### The task
Skip pictures; extract every line from the one with "What matplotlib code" through the one with "fig.patch.set_facecolor('white')", exactly as written.

### Data for processing

···

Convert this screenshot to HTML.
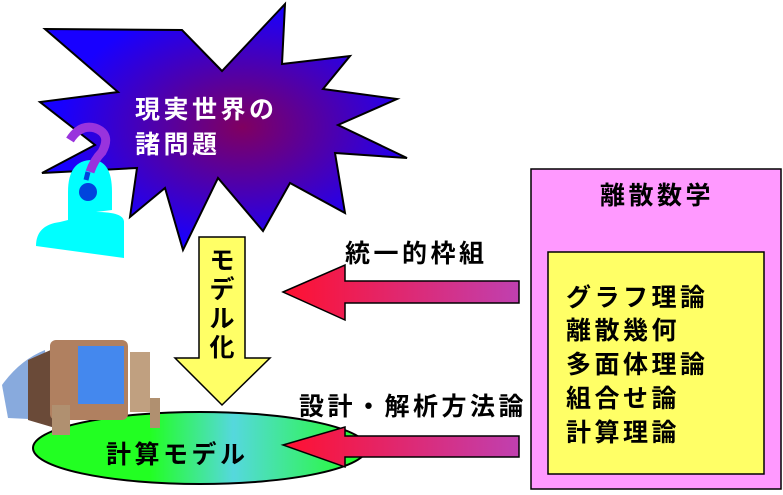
<!DOCTYPE html>
<html><head><meta charset="utf-8"><style>
body{margin:0;width:783px;height:490px;background:#fff;overflow:hidden}
svg text{font-family:"Liberation Sans","Noto Sans CJK JP",sans-serif;font-weight:bold;letter-spacing:3.5px}
</style></head><body>
<svg width="783" height="490" viewBox="0 0 783 490">
<defs>
<radialGradient id="sb" cx="0.55" cy="0.5" r="0.5"><stop offset="0" stop-color="#800060"/><stop offset="1" stop-color="#1800ff"/></radialGradient>
<linearGradient id="el" x1="0" x2="1"><stop offset="0.35" stop-color="#22ff22"/><stop offset="0.6" stop-color="#55d8dd"/><stop offset="1" stop-color="#22ff22"/></linearGradient>
<linearGradient id="ra" x1="0" x2="1"><stop offset="0" stop-color="#ff1030"/><stop offset="1" stop-color="#c040b0"/></linearGradient>
</defs>
<polygon points="45,29 182,30 222,71 285,4 282,64 350,56 323,89 397,99 338,125 407,158 335,153 345,213 290,183 263,231 218,178 183,250 165,188 130,217 137,168 42,173 95,145 40,102 118,92" fill="url(#sb)" stroke="#000" stroke-width="2"/>
<text x="135" y="118" font-size="25" fill="#fff">現実世界の</text>
<text x="135" y="153" font-size="25" fill="#fff">諸問題</text>
<path d="M68,192 Q68,160 92,160 Q112,160 112,192 L112,210 L96,212 Q124,212 124,222 L124,258 L36,246 Q36,225 60,222 L68,220 Z" fill="#00ffff"/>
<path d="M70,140 Q80,124 95,128 Q112,134 102,152 Q94,160 90,172" fill="none" stroke="#9933dd" stroke-width="9"/>
<circle cx="88" cy="192" r="9" fill="#0044dd"/>
<path d="M88,172 L86,180" stroke="#0044dd" stroke-width="5"/>
<polygon points="199,237 245,237 245,358 270,358 222,405 175,358 199,358" fill="#ffff66" stroke="#000" stroke-width="1.5"/>
<text x="222" y="269" font-size="25" fill="#000" text-anchor="middle" style="letter-spacing:0">モ</text>
<text x="222" y="298" font-size="25" fill="#000" text-anchor="middle" style="letter-spacing:0">デ</text>
<text x="222" y="327" font-size="25" fill="#000" text-anchor="middle" style="letter-spacing:0">ル</text>
<text x="222" y="356" font-size="25" fill="#000" text-anchor="middle" style="letter-spacing:0">化</text>
<ellipse cx="200" cy="448" rx="167" ry="36" fill="url(#el)" stroke="#000" stroke-width="2"/>
<g>
<path d="M2,385 Q20,360 45,350 L50,420 L8,418 Z" fill="#88aadd"/>
<polygon points="28,360 62,345 62,430 28,420" fill="#6a4a38"/>
<rect x="50" y="340" width="78" height="80" rx="6" fill="#b08060"/>
<rect x="78" y="346" width="46" height="58" fill="#4488ee"/>
<rect x="130" y="352" width="20" height="60" fill="#c0a080"/>
<rect x="52" y="405" width="18" height="30" fill="#b09070"/>
<rect x="150" y="398" width="10" height="30" fill="#b09070"/>
</g>
<text x="106" y="463" font-size="25" fill="#000">計算モデル</text>
<polygon points="283,292 345,265 345,281 519,281 519,303 345,303 345,320" fill="url(#ra)" stroke="#000" stroke-width="1.5"/>
<polygon points="283,445 345,427 345,436 519,436 519,457 345,457 345,467" fill="url(#ra)" stroke="#000" stroke-width="1.5"/>
<text x="345" y="262" font-size="25" fill="#000">統一的枠組</text>
<text x="299" y="415" font-size="25" fill="#000">設計・解析方法論</text>
<rect x="531" y="169" width="250" height="320" fill="#ff99ff" stroke="#000" stroke-width="1.5"/>
<text x="600" y="204" font-size="25" fill="#000">離散数学</text>
<rect x="548" y="252" width="216" height="222" fill="#ffff66" stroke="#000" stroke-width="1.5"/>
<text x="566" y="306" font-size="25" fill="#000">グラフ理論</text>
<text x="566" y="339" font-size="25" fill="#000">離散幾何</text>
<text x="566" y="373" font-size="25" fill="#000">多面体理論</text>
<text x="566" y="407" font-size="25" fill="#000">組合せ論</text>
<text x="566" y="441" font-size="25" fill="#000">計算理論</text>
</svg>
</body></html>
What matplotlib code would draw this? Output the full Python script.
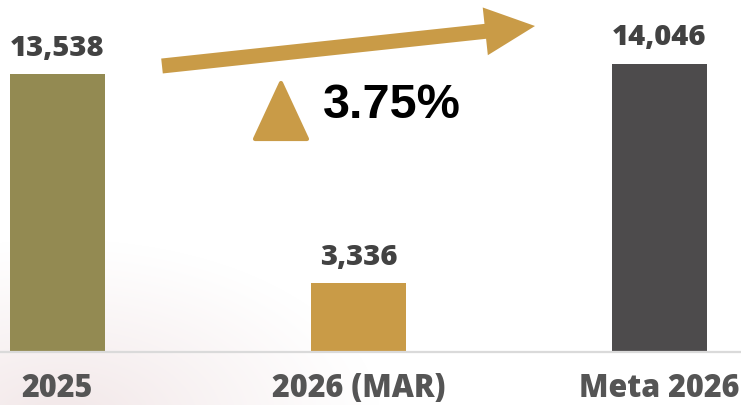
import numpy as np
import matplotlib
matplotlib.use("Agg")
import matplotlib.pyplot as plt
from matplotlib.patches import Polygon

# datos
categorias = ['2025', '2026 (MAR)', 'Meta 2026']
valores = [13538, 3336, 14046]
colores = ['#938A52', '#C99B47', '#4D4B4C']
variacion = '3.75%'

W, H = 741, 406
fig = plt.figure(figsize=(W / 100, H / 100), dpi=100)
fig.patch.set_facecolor('white')

# fondo con un degradado rosado muy suave abajo a la izquierda
bg = fig.add_axes([0, 0, 1, 1], zorder=0)
yy, xx = np.mgrid[0:H, 0:W]
d = np.sqrt(((xx - 60) / 320.0) ** 2 + ((yy - 420) / 180.0) ** 2)
a = np.clip(1 - d, 0, 1) ** 1.1
img = np.ones((H, W, 3))
tinte = np.array([242, 231, 232]) / 255.0
for k in range(3):
    img[..., k] = 1 - a * (1 - tinte[k])
bg.imshow(img, extent=(0, W, H, 0), aspect='auto')
bg.set_xlim(0, W)
bg.set_ylim(H, 0)
bg.axis('off')

# barras
base_px = 353
ax = fig.add_axes([0, (H - base_px) / H, 1, base_px / H], zorder=1)
ax.patch.set_alpha(0)
x = np.arange(len(categorias))
bars = ax.bar(x, valores, width=0.316, color=colores)
ax.set_xlim(-0.191, 2.272)
ax.set_ylim(0, valores[0] * base_px / 278.0)

etiquetas = [f'{v:,}' for v in valores]
ax.bar_label(bars, labels=etiquetas, padding=9, fontsize=21,
             fontweight=800, family='Open Sans', color='#424242')

for s in ['top', 'left', 'right']:
    ax.spines[s].set_visible(False)
ax.spines['bottom'].set_color('#DADADA')
ax.spines['bottom'].set_linewidth(1.6)
ax.set_yticks([])
ax.set_xticks(x)
ax.set_xticklabels(categorias, fontsize=22, fontweight=800,
                   family='Open Sans', color='#555555')
for t in ax.get_xticklabels():
    t.set_va('baseline')
ax.tick_params(axis='x', length=0, pad=31.5)

# flecha, triangulo y porcentaje
ov = fig.add_axes([0, 0, 1, 1], zorder=2)
ov.patch.set_alpha(0)
ov.set_xlim(0, W)
ov.set_ylim(H, 0)
ov.axis('off')

p0 = np.array([162.0, 67.0])
p1 = np.array([535.0, 27.0])
u = (p1 - p0) / np.linalg.norm(p1 - p0)
n = np.array([-u[1], u[0]])
hb = p1 - u * 50
flecha = [p0 + n * 7.5, hb + n * 7.5, hb + n * 24, p1,
          hb - n * 24, hb - n * 7.5, p0 - n * 7.5]
ov.add_patch(Polygon(flecha, closed=True, facecolor='#C99B47',
                     edgecolor='none'))

tri = [(281, 84), (307, 140), (255, 140)]
ov.add_patch(Polygon(tri, closed=True, facecolor='#C99B47',
                     edgecolor='#C99B47', linewidth=3, joinstyle='round'))

ov.text(323, 118, variacion, fontsize=35, fontweight='bold',
        family='Liberation Sans', color='black', ha='left', va='baseline')

fig.savefig('out.png', dpi=100)
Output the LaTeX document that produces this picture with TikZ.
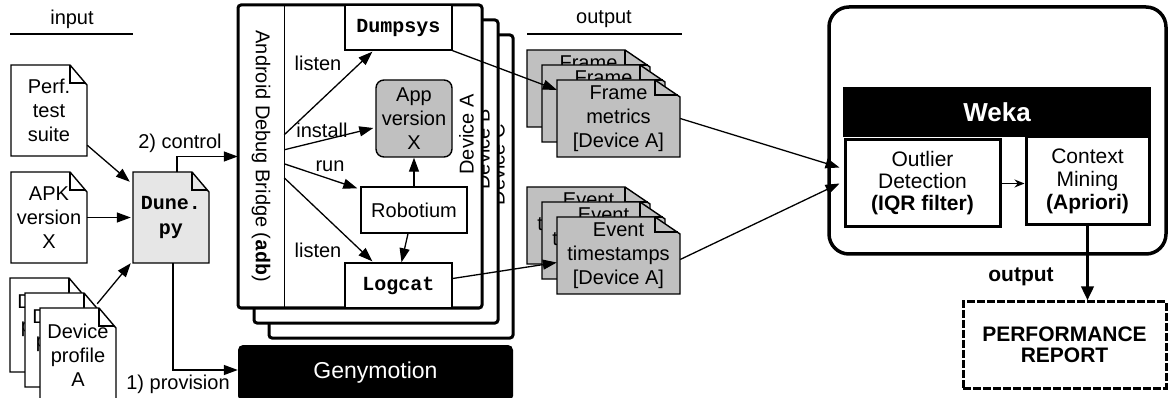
\documentclass[tikz,border=0pt]{standalone}
\usepackage{fontspec}
\setmainfont{Liberation Sans}
\setmonofont{Liberation Mono}
\usetikzlibrary{arrows.meta,calc}
\definecolor{docgray}{HTML}{C0C0C0}
\definecolor{dunegray}{HTML}{E6E6E6}
\newcommand\fsn{\fontsize{20}{24}\selectfont}
\newcommand\codett[1]{{\ttfamily\bfseries #1}}
\newcommand\mydoc[9]{%
  \filldraw[docline, fill=#8] (#2,#3) -- ({#4-#6},#3) -- (#4,{#3+#7}) -- (#4,#5) -- (#2,#5) -- cycle;
  \draw[docline] ({#4-#6},#3) -- ({#4-#6},{#3+#7-2}) -- ({#4-2},{#3+#7-2});
  \node[doctext, minimum width={(#4-#2)*1pt}, minimum height={(#5-#3)*1pt}] (#1) at ({(#2+#4)/2},{(#3+#5)/2}) {#9};
}
\begin{document}
\begin{tikzpicture}[x=1pt,y=-1pt,
  docline/.style={line width=1.4pt, line join=miter},
  doctext/.style={inner sep=0pt, align=center, font=\fsn},
  box/.style={draw, line width=1.4pt, fill=white, inner sep=0pt, align=center, font=\fsn},
  devbox/.style={draw, line width=3pt, fill=white, rounded corners=3pt, inner sep=0pt, minimum width=244pt, minimum height=303pt},
  devlbl/.style={font=\fsn, rotate=90, inner sep=0pt},
  arr/.style={line width=1.3pt, -{Triangle[length=14pt,width=10pt]}},
  lbl/.style={font=\fsn, inner sep=1pt},
]
\clip (0,0) rectangle (1168,398);
\fill[white] (0,0) rectangle (1168,398);

% headers
\node[lbl] (inhead) at (72,19) {input};
\draw[line width=2pt] (10,34) -- (133,34);
\node[lbl] (outhead) at (604,19) {output};
\draw[line width=2pt] (527,34) -- (682,34);

% input documents
\mydoc{perf}{11}{65}{87}{156}{17}{20}{white}{Perf.\\test\\suite}
\mydoc{apk}{11}{172}{87}{263}{17}{20}{white}{APK\\version\\X}
\mydoc{dpa}{10}{278}{86}{372}{17}{20}{white}{Device\\profile\\C}
\mydoc{dpb}{25}{293}{101}{387}{17}{20}{white}{Device\\profile\\B}
\mydoc{dpc}{40}{308}{116}{402}{17}{20}{white}{Device\\profile\\A}
\mydoc{dune}{133}{172}{209}{263}{17}{20}{dunegray}{\codett{Dune.}\\[1pt]\codett{py}}

% devices
\node[devbox] (devC) at (391,186.5) {};
\node[devlbl] (devClbl) at ($(devC.north east)+(-17,131)$) {Device C};
\node[devbox] (devB) at (376,171.5) {};
\node[devlbl] (devBlbl) at ($(devB.north east)+(-17,131)$) {Device B};
\node[devbox] (devA) at (360,156.5) {};
\node[devlbl] (devAlbl) at ($(devA.north east)+(-17,131)$) {Device A};

\node[inner sep=0pt, minimum width=46pt, minimum height=303pt] (adb) at (261,156.5) {};
\draw[line width=1.4pt] (adb.north east) -- (adb.south east);
\node[lbl, rotate=-90] (adblbl) at (adb.center) {Android Debug Bridge (\codett{adb})};

\node[box, minimum width=107pt, minimum height=45pt] (dumpsys) at (398.5,27.5) {\codett{Dumpsys}};
\node[box, fill=docgray, rounded corners=8pt, minimum width=76pt, minimum height=77pt] (app) at (414,118.5) {App\\version\\X};
\node[box, minimum width=106pt, minimum height=46pt] (robot) at (414,210) {Robotium};
\node[box, minimum width=107pt, minimum height=45pt] (logcat) at (398.5,285.5) {\codett{Logcat}};

\node[fill=black, rounded corners=5pt, minimum width=275pt, minimum height=56pt, text=white, font=\fontsize{23}{27}\selectfont] (geny) at (375.5,373) {Genymotion};

% output documents
\mydoc{f1}{527}{50}{650}{127}{25}{17}{docgray}{Frame\\metrics\\{[Device C]}}
\mydoc{f2}{542}{65}{665}{142}{25}{17}{docgray}{Frame\\metrics\\{[Device B]}}
\mydoc{f3}{557}{80}{680}{157}{25}{17}{docgray}{Frame\\metrics\\{[Device A]}}
\mydoc{e1}{527}{187}{650}{264}{25}{17}{docgray}{Event\\timestamps\\{[Device C]}}
\mydoc{e2}{542}{202}{665}{279}{25}{17}{docgray}{Event\\timestamps\\{[Device B]}}
\mydoc{e3}{557}{217}{680}{294}{25}{17}{docgray}{Event\\timestamps\\{[Device A]}}

% Weka
\node[draw, line width=3.5pt, rounded corners=20pt, minimum width=337pt, minimum height=247pt] (weka) at (997.5,130.5) {};
\node[fill=black, minimum width=308pt, minimum height=50pt, text=white, font=\bfseries\fontsize{26}{30}\selectfont] (wekabar) at (997,112) {Weka};
\node[box, line width=3pt, minimum width=155pt, minimum height=87pt, font=\fontsize{21}{22}\selectfont] (outlier) at (922.5,183.5) {Outlier\\Detection\\\textbf{(IQR filter)}};
\node[box, line width=3pt, minimum width=123pt, minimum height=88pt, font=\fontsize{21}{23}\selectfont] (context) at (1087.5,181) {Context\\Mining\\\textbf{(Apriori)}};
\node[draw, line width=3pt, dash pattern=on 8pt off 2pt, minimum width=203pt, minimum height=86pt, font=\bfseries\fontsize{21}{21}\selectfont, align=center] (report) at (1064.5,345) {PERFORMANCE\\REPORT};

% labels
\node[lbl] (ctrl) at (180,143) {2) control};
\node[lbl] (prov) at (178,384) {1) provision};
\node[lbl] (l1) at (318,63) {listen};
\node[lbl] (l2) at (322,130) {install};
\node[lbl] (l3) at (330,166) {run};
\node[lbl] (l4) at (318,250) {listen};
\node[font=\bfseries\fontsize{21}{21}\selectfont] (outlbl) at (1021,277) {output};

% connectors
\draw[arr] ($(perf.south east)+(0,-11)$) -- ($(dune.north west)+(-3,10)$);
\draw[arr] (apk.east) -- ($(apk.east -| dune.west)+(-2,0)$);
\draw[arr] ($(dpb.north east)+(-4,11)$) -- ($(dune.south west)+(-2,0)$);
\draw[arr] ($(dune.north)+(6,0)$) |- (adb.west);
\draw[arr] ($(dune.south)+(2,0)$) |- ($(geny.west)+(0,-3)$);

\draw[arr] ($(adb.north east)+(0,130)$) -- ($(dumpsys.south west)+(28,1)$);
\draw[arr] ($(adb.north east)+(0,145)$) -- ($(app.west)+(-2,9.5)$);
\draw[arr] ($(adb.north east)+(0,159)$) -- ($(robot.north west)+(-3,2)$);
\draw[arr] ($(adb.north east)+(0,173)$) -- ($(logcat.north west)+(28,-1)$);
\draw[arr] (robot.north) -- (app.south);
\draw[arr] ($(robot.south)+(-6,0)$) -- ($(logcat.north)+(3,0)$);

\draw[arr] (dumpsys.south east) -- ($(f3.north west)+(0,10)$);
\draw[arr] ($(logcat.east)+(0,-7)$) -- ($(e3.west)+(0,7)$);
\draw[arr] (f3.east) -- ($(outlier.west)+(-4,-16)$);
\draw[arr] ($(e3.east)+(0,4)$) -- ($(outlier.west)+(-4,0)$);
\draw[line width=1.5pt, -{Stealth[length=10pt,width=8pt]}] (outlier.east) -- (outlier.east -| context.west);
\draw[line width=3.5pt, -{Triangle[length=14pt,width=12pt]}] (context.south) -- (context.south |- report.north);
\end{tikzpicture}
\end{document}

···

### Solved problem
What matplotlib code would draw this? Output the full Python script.
import numpy as np
import matplotlib
matplotlib.use("Agg")
import matplotlib.pyplot as plt
from matplotlib.patches import Polygon

# datos
categorias = ['2025', '2026 (MAR)', 'Meta 2026']
valores = [13538, 3336, 14046]
colores = ['#938A52', '#C99B47', '#4D4B4C']
variacion = '3.75%'

W, H = 741, 406
fig = plt.figure(figsize=(W / 100, H / 100), dpi=100)
fig.patch.set_facecolor('white')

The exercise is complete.